■ Goal
Start at the top of the records and, please, print each line exactly through the line that contains "ax = fig.add_axes([left, bottom, width, height])", leaving out all pictures.

■ Input for this task
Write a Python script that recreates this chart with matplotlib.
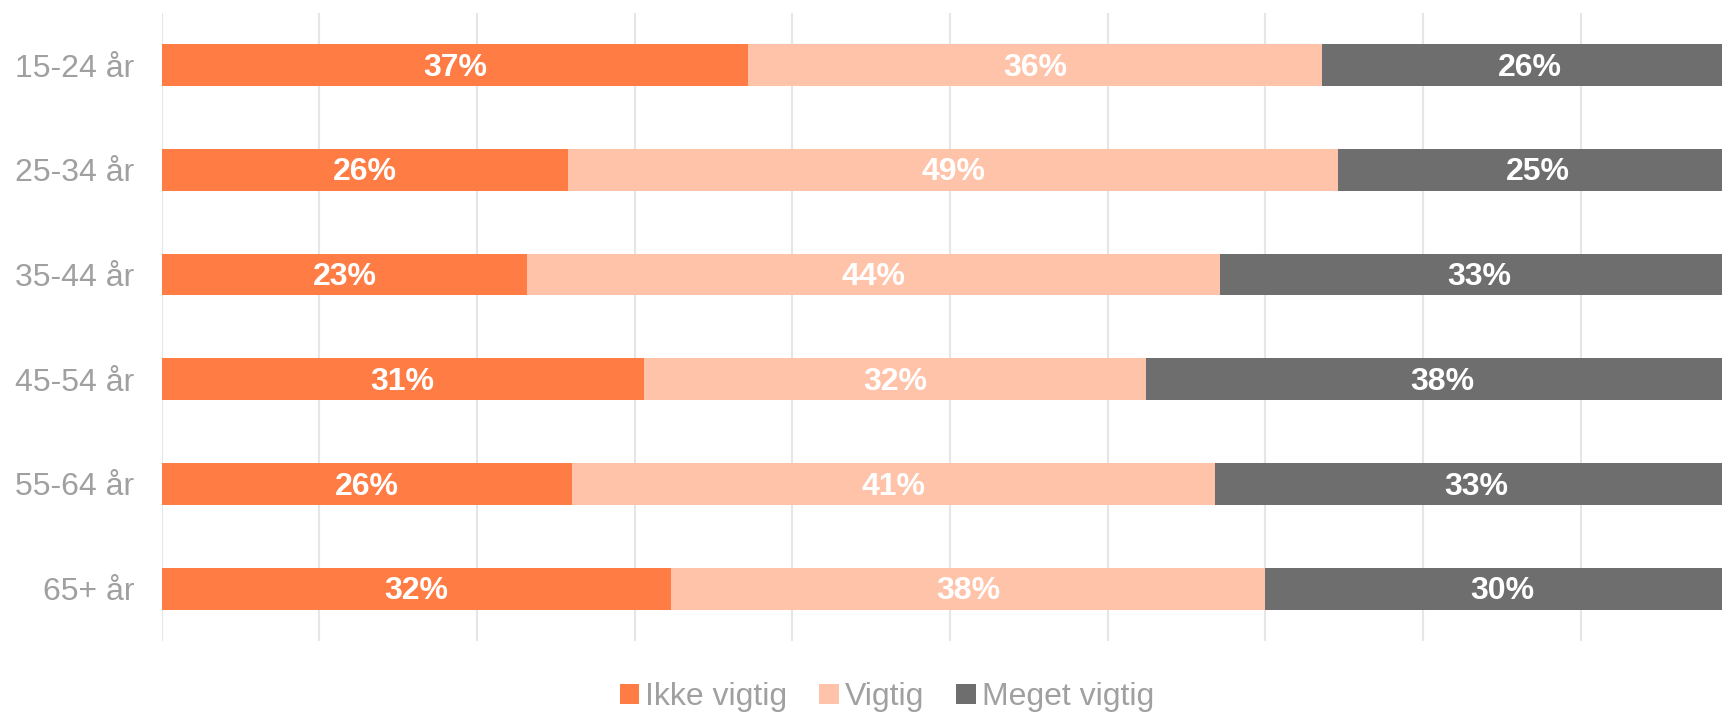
import matplotlib
matplotlib.use("Agg")
import matplotlib.pyplot as plt
from matplotlib.patches import Patch

categories = ["15-24 år", "25-34 år", "35-44 år", "45-54 år", "55-64 år", "65+ år"]
ikke_vigtig = [37.2, 25.8, 23.2, 30.6, 26.0, 32.3]
vigtig = [36.4, 48.8, 43.9, 31.8, 40.8, 37.7]
meget_vigtig = [26.4, 25.4, 32.9, 37.6, 33.2, 30.0]
series_names = ["Ikke vigtig", "Vigtig", "Meget vigtig"]
colors = ["#FF7C44", "#FFC3AA", "#6E6E6E"]

plt.rcParams["font.family"] = ["Liberation Sans", "DejaVu Sans"]

W, H = 1722, 712
fig = plt.figure(figsize=(W / 100, H / 100), dpi=100)
left = 161.5 / W
width = 1577 / W
bottom = 1 - 641 / H
height = (641 - 12.7) / H
ax = fig.add_axes([left, bottom, width, height])

y = list(range(len(categories)))
lefts = [0.0] * len(categories)
for name, vals, col in zip(series_names, [ikke_vigtig, vigtig, meget_vigtig], colors):
    ax.barh(y, vals, left=lefts, height=0.4, color=col, label=name, zorder=3)
    for yi, l, v in zip(y, lefts, vals):
        ax.text(l + v / 2, yi + 0.025, f"{v:.0f}%", ha="center", va="center",
                color="white", fontsize=23, fontweight="bold", zorder=4)
    lefts = [a + b for a, b in zip(lefts, vals)]

ax.set_xlim(0, 100)
ax.set_ylim(5.5, -0.5)
ax.set_xticks(range(0, 101, 10))
ax.xaxis.grid(True, color="#E6E6E6", linewidth=1.5, zorder=0)
ax.tick_params(axis="x", length=0, labelbottom=False)
ax.set_yticks(y)
ax.set_yticklabels(categories, fontsize=23, color="#A0A0A0")
ax.tick_params(axis="y", length=0, pad=19.5)
for s in ax.spines.values():
    s.set_visible(False)

handles = [Patch(facecolor=c, label=n) for n, c in zip(series_names, colors)]
leg = fig.legend(handles=handles, loc="center", bbox_to_anchor=(887 / W, 1 - 697 / H),
                 ncol=3, frameon=False, fontsize=23, handlelength=0.6, handleheight=0.6,
                 handletextpad=0.2, columnspacing=1.0, borderpad=0)
for t in leg.get_texts():
    t.set_color("#A0A0A0")

fig.savefig("out.png", dpi=100)
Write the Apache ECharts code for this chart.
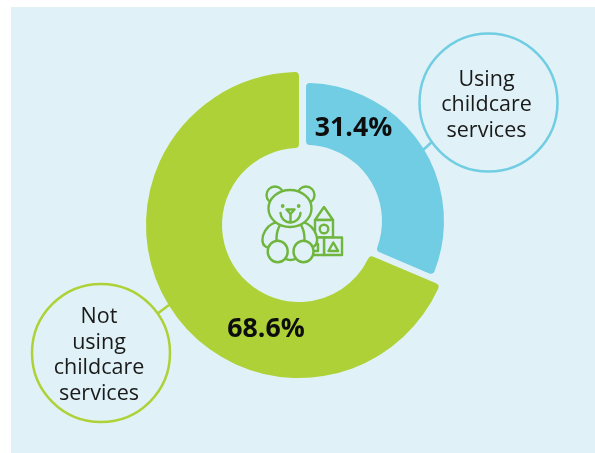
<!DOCTYPE html>
<html>
<head>
<meta charset="utf-8">
<style>html,body{margin:0;padding:0;background:#fff}#chart{width:595px;height:453px}</style>
<script src="https://cdn.jsdelivr.net/npm/echarts@6/dist/echarts.min.js"></script>
</head>
<body>
<div id="chart"></div>
<script>
// Share of children by childcare use
const categories = ['Using childcare services', 'Not using childcare services'];
const shares = [31.4, 68.6];
const bubbleLines = [['Using', 'childcare', 'services'], ['Not', 'using', 'childcare', 'services']];

const PANEL = '#e0f2f7', BLUE = '#70cde3', LIME = '#add136', ICON = '#6fb53e', INK = '#1a1a1a';
const FONT = '"Open Sans", sans-serif';

// Each segment gets its own pie so it can have its own radius and centre
function segmentSeries(index, color, center, radius, labelAt) {
  return {
    type: 'pie', silent: true, startAngle: 90, clockwise: true, center, radius,
    avoidLabelOverlap: false, labelLine: { show: false },
    labelLayout: { x: labelAt[0], y: labelAt[1], align: 'center', verticalAlign: 'middle' },
    data: categories.map((name, i) => ({
      name, value: shares[i],
      itemStyle: i === index
        ? { color, borderRadius: 4 }
        : { color: 'rgba(0,0,0,0)' },
      label: i === index
        ? { show: true, position: 'inside', formatter: p => p.value.toFixed(1) + '%',
            fontFamily: FONT, fontWeight: 700, fontSize: 26.7, color: '#0d0d0d' }
        : { show: false }
    }))
  };
}

function bubble(cx, cy, r, color, lines, lineFrom, lineTo) {
  return [
    { type: 'line', shape: { x1: lineFrom[0], y1: lineFrom[1], x2: lineTo[0], y2: lineTo[1] },
      style: { stroke: color, lineWidth: 2.5 }, z: 5 },
    { type: 'circle', shape: { cx, cy, r }, style: { fill: PANEL, stroke: color, lineWidth: 2.5 }, z: 6 },
    { type: 'text', x: cx - 2, y: cy + 2.5, z: 7,
      style: { text: lines.join('\n'), fill: INK, font: '21.5px ' + FONT, lineHeight: 25.5, align: 'center', verticalAlign: 'middle' } }
  ];
}

// Teddy bear and toy blocks, drawn back to front so outlines hide what sits behind them
const s = { fill: PANEL, stroke: ICON, lineWidth: 2.4, lineJoin: 'round', lineCap: 'round' };
const ln = { fill: null, stroke: ICON, lineWidth: 2.4, lineJoin: 'round', lineCap: 'round' };
const icon = {
  type: 'group', x: 240, y: 170, z: 8,
  children: [
    { type: 'polygon', shape: { points: [[84, 37], [75, 50], [93, 50]] }, style: s },
    { type: 'rect', shape: { x: 75, y: 50, width: 18, height: 17.5 }, style: s },
    { type: 'circle', shape: { cx: 84, cy: 59, r: 4.3 }, style: s },
    { type: 'rect', shape: { x: 84, y: 67.5, width: 18, height: 17.5 }, style: s },
    { type: 'polygon', shape: { points: [[93.3, 72.5], [88.5, 81], [98.2, 81]] }, style: s },
    { type: 'rect', shape: { x: 66, y: 67.5, width: 18, height: 17.5 }, style: s },
    { type: 'polygon', shape: { points: [[70, 74], [78, 74], [78, 81], [70, 81]] }, style: s },
    { type: 'circle', shape: { cx: 35, cy: 25, r: 8.5 }, style: s },
    { type: 'circle', shape: { cx: 66, cy: 25, r: 8.5 }, style: s },
    { type: 'ellipse', shape: { cx: 32.5, cy: 65, rx: 8.5, ry: 13.5 }, rotation: -0.55, originX: 32.5, originY: 65, style: s },
    { type: 'ellipse', shape: { cx: 67, cy: 65, rx: 8.5, ry: 13.5 }, rotation: 0.55, originX: 67, originY: 65, style: s },
    { type: 'ellipse', shape: { cx: 50.5, cy: 69, rx: 14, ry: 21 }, style: s },
    { type: 'ellipse', shape: { cx: 50, cy: 38.5, rx: 21.5, ry: 18.5 }, style: s },
    { type: 'ellipse', shape: { cx: 37.7, cy: 81.5, rx: 10, ry: 10.8 }, style: s },
    { type: 'ellipse', shape: { cx: 63.5, cy: 81.5, rx: 10, ry: 10.8 }, style: s },
    { type: 'circle', shape: { cx: 42.7, cy: 36, r: 0.7 }, style: ln },
    { type: 'circle', shape: { cx: 58.7, cy: 36, r: 0.7 }, style: ln },
    { type: 'polygon', shape: { points: [[46.5, 39.5], [54.5, 39.5], [50.5, 44]] }, style: ln },
    { type: 'polyline', shape: { points: [[50.5, 44], [50.5, 52]] }, style: ln },
    { type: 'arc', shape: { cx: 50.5, cy: 42.5, r: 10, startAngle: 0.05, endAngle: Math.PI - 0.05 }, style: ln }
  ]
};

const chart = echarts.init(document.getElementById('chart'), null, { renderer: 'canvas' });
chart.setOption({
  animation: false,
  backgroundColor: '#fff',
  graphic: { elements: [
    { type: 'rect', shape: { x: 11, y: 7, width: 584, height: 446 }, style: { fill: PANEL }, z: -10 },
    ...bubble(488.5, 102.5, 69, BLUE, bubbleLines[0], [423, 150], [433, 141]),
    ...bubble(101, 353, 69, LIME, bubbleLines[1], [157, 314], [169, 305]),
    icon
  ] },
  series: [
    segmentSeries(1, LIME, [299, 225], [77, 153], [266, 329]),
    segmentSeries(0, BLUE, [306, 221], [76, 138], [353.5, 128])
  ]
});
</script>
</body>
</html>
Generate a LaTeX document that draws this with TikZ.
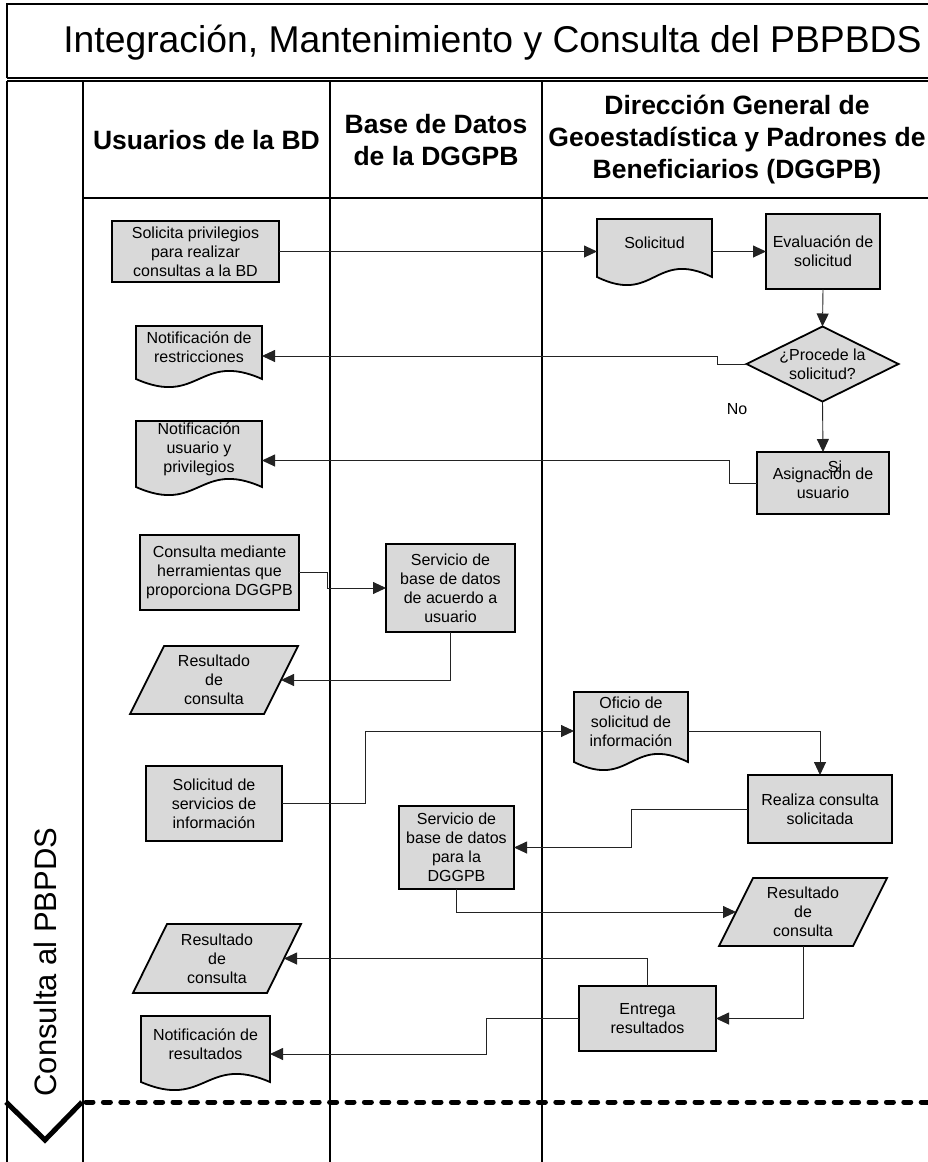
\documentclass[tikz,border=0pt]{standalone}
\usepackage{fontspec}
\setmainfont{Liberation Sans}
\usetikzlibrary{arrows.meta,calc,backgrounds}
\definecolor{boxgray}{RGB}{217,217,217}
\definecolor{linegray}{RGB}{35,35,35}
\tikzset{
  every node/.style={inner sep=0pt, outer sep=0pt},
  txt/.style={font=\fontsize{16}{19}\selectfont, align=center},
  procbox/.style={txt, draw=black, line width=1.8pt, fill=boxgray},
  shapebox/.style={txt},
  shapefill/.style={draw=black, line width=1.8pt, fill=boxgray, line join=miter},
  conn/.style={line width=0.9pt, draw=linegray, -{Triangle[length=13pt,width=12pt]}},
  lane/.style={line width=1.2pt, draw=black},
  hdr/.style={font=\bfseries\fontsize{26.5}{32}\selectfont, align=center},
}
\newcommand\docshape[1]{%
  \path[shapefill] let \p1=(#1.south west), \p2=(#1.north east) in
    (\x1,\y2) -- (\x2,\y2) -- (\x2,{\y1-10pt})
    .. controls ({(\x1+\x2)/2},{\y1-10pt+28pt}) and ({(\x1+\x2)/2},{\y1-10pt-28pt}) ..
    (\x1,{\y1-10pt}) -- cycle;}
\newcommand\parashape[1]{%
  \path[shapefill] let \p1=(#1.south west), \p2=(#1.north east) in
    (\x1,\y1) -- ({\x1+34pt},\y2) -- (\x2,\y2) -- ({\x2-34pt},\y1) -- cycle;}
\newcommand\diashape[1]{%
  \path[shapefill] (#1.north) -- (#1.east) -- (#1.south) -- (#1.west) -- cycle;}
\begin{document}
\begin{tikzpicture}[x=1pt,y=-1pt]
\useasboundingbox (0,0) rectangle (927,1162);
% title frame and pool
\draw[lane] (7,78) -- (7,4) -- (940,4);
\draw[lane] (7,78) -- (940,78);
\draw[lane] (7,81) -- (940,81);
\draw[lane] (7,81) -- (7,1170);
\draw[lane] (83,81) -- (83,1170);
\draw[lane] (330,81) -- (330,1170);
\draw[lane] (542,81) -- (542,1170);
\draw[lane] (83,198) -- (940,198);
% title, headers, lane label
\node[font=\fontsize{37.3}{44}\selectfont] (title) at (492.5,43) {Integración, Mantenimiento y Consulta del PBPBDS};
\node[hdr] (h1) at (206.5,140) {Usuarios de la BD};
\node[hdr] (h2) at (436,140) {Base de Datos\\de la DGGPB};
\node[hdr] (h3) at (737,140) {Dirección General de\\Geoestadística y Padrones de\\Beneficiarios (DGGPB)};
\node[rotate=90, font=\fontsize{31}{36}\selectfont] (lanelbl) at (45,962) {Consulta al PBPDS};
% end of lane
\draw[line width=5pt, line cap=round, dash pattern=on 7pt off 10.4pt] (86,1102) -- (935,1102);
\draw[line width=5pt, line join=miter] (6,1102) -- (45,1140) -- (82,1102);

% process boxes
\node[procbox, minimum width=167pt, minimum height=61pt] (sp) at (195.5,251.5) {Solicita privilegios\\para realizar\\consultas a la BD};
\node[procbox, minimum width=114pt, minimum height=75pt] (ev) at (823,251.5) {Evaluación de\\solicitud};
\node[procbox, minimum width=132pt, minimum height=62pt] (asg) at (823,483) {Asignación de\\usuario};
\node[procbox, minimum width=159pt, minimum height=75pt] (cm) at (219.5,572.5) {Consulta mediante\\herramientas que\\proporciona DGGPB};
\node[procbox, minimum width=129pt, minimum height=88pt] (sbda) at (450.5,588) {Servicio de\\base de datos\\de acuerdo a\\usuario};
\node[procbox, minimum width=136pt, minimum height=75pt] (ssi) at (214,803.5) {Solicitud de\\servicios de\\información};
\node[procbox, minimum width=144pt, minimum height=68pt] (rc) at (820,809) {Realiza consulta\\solicitada};
\node[procbox, minimum width=115pt, minimum height=83pt] (sbdb) at (456.5,847.5) {Servicio de\\base de datos\\para la\\DGGPB};
\node[procbox, minimum width=137pt, minimum height=65pt] (er) at (647.5,1018.5) {Entrega\\resultados};

% documents, parallelograms, decision (text nodes; shapes drawn behind)
\node[shapebox, minimum width=115pt, minimum height=48pt] (sol) at (654.5,243) {Solicitud};
\node[shapebox, minimum width=126pt, minimum height=43pt] (nr) at (199,347.5) {Notificación de\\restricciones};
\node[shapebox, minimum width=126pt, minimum height=56pt] (nu) at (199,449) {Notificación\\usuario y\\privilegios};
\node[shapebox, minimum width=114pt, minimum height=60pt] (of) at (631,722) {Oficio de\\solicitud de\\información};
\node[shapebox, minimum width=129pt, minimum height=56pt] (nres) at (205.5,1044) {Notificación de\\resultados};
\node[shapebox, minimum width=168pt, minimum height=68pt] (ra) at (214,680) {Resultado\\de\\consulta};
\node[shapebox, minimum width=168pt, minimum height=68pt] (rb) at (803,912) {Resultado\\de\\consulta};
\node[shapebox, minimum width=168pt, minimum height=69pt] (rcx) at (217,958.5) {Resultado\\de\\consulta};
\node[shapebox, minimum width=152pt, minimum height=75pt] (dec) at (822.5,364) {¿Procede la\\solicitud?};
\begin{scope}[on background layer]
  \docshape{sol}\docshape{nr}\docshape{nu}\docshape{of}\docshape{nres}
  \parashape{ra}\parashape{rb}\parashape{rcx}
  \diashape{dec}
\end{scope}
\coordinate (rae) at ([xshift=-17pt]ra.east);
\coordinate (rbw) at ([xshift=17pt]rb.west);
\coordinate (rce) at ([xshift=-17pt]rcx.east);

% labels
\node[txt] (no) at (737,409) {No};
\node[txt] (si) at (835,467) {Si};

% connectors
\draw[conn] (sp.east) -- (sp.east -| sol.west);
\draw[conn] (ev.west -| sol.east) -- (ev.west);
\draw[conn] (ev.south) -- (dec.north);
\draw[conn] (dec.west) -- ++(-29,0) |- ([yshift=-8.5pt]nr.east);
\draw[conn] (dec.south) -- (asg.north);
\draw[conn] (asg.west) -- ++(-28,0) |- ([yshift=-11.5pt]nu.east);
\draw[conn] (cm.east) -- ++(28,0) |- (sbda.west);
\draw[conn] (sbda.south) |- (rae);
\draw[conn] (ssi.east) -- ++(83,0) |- ([yshift=-9pt]of.west);
\draw[conn] ([yshift=-9pt]of.east) -| (rc.north);
\draw[conn] (rc.west) -- ++(-117,0) |- (sbdb.east);
\draw[conn] (sbdb.south) |- (rbw);
\draw[conn] (rb.south) |- (er.east);
\draw[conn] (er.north) |- (rce);
\draw[conn] (er.west) -- ++(-93,0) |- ([yshift=-10pt]nres.east);
\end{tikzpicture}
\end{document}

■ Worked answer
Write a Python script that recreates this chart with matplotlib.
import matplotlib
matplotlib.use("Agg")
import matplotlib.pyplot as plt
from matplotlib.patches import Patch

categories = ["15-24 år", "25-34 år", "35-44 år", "45-54 år", "55-64 år", "65+ år"]
ikke_vigtig = [37.2, 25.8, 23.2, 30.6, 26.0, 32.3]
vigtig = [36.4, 48.8, 43.9, 31.8, 40.8, 37.7]
meget_vigtig = [26.4, 25.4, 32.9, 37.6, 33.2, 30.0]
series_names = ["Ikke vigtig", "Vigtig", "Meget vigtig"]
colors = ["#FF7C44", "#FFC3AA", "#6E6E6E"]

plt.rcParams["font.family"] = ["Liberation Sans", "DejaVu Sans"]

W, H = 1722, 712
fig = plt.figure(figsize=(W / 100, H / 100), dpi=100)
left = 161.5 / W
width = 1577 / W
bottom = 1 - 641 / H
height = (641 - 12.7) / H
ax = fig.add_axes([left, bottom, width, height])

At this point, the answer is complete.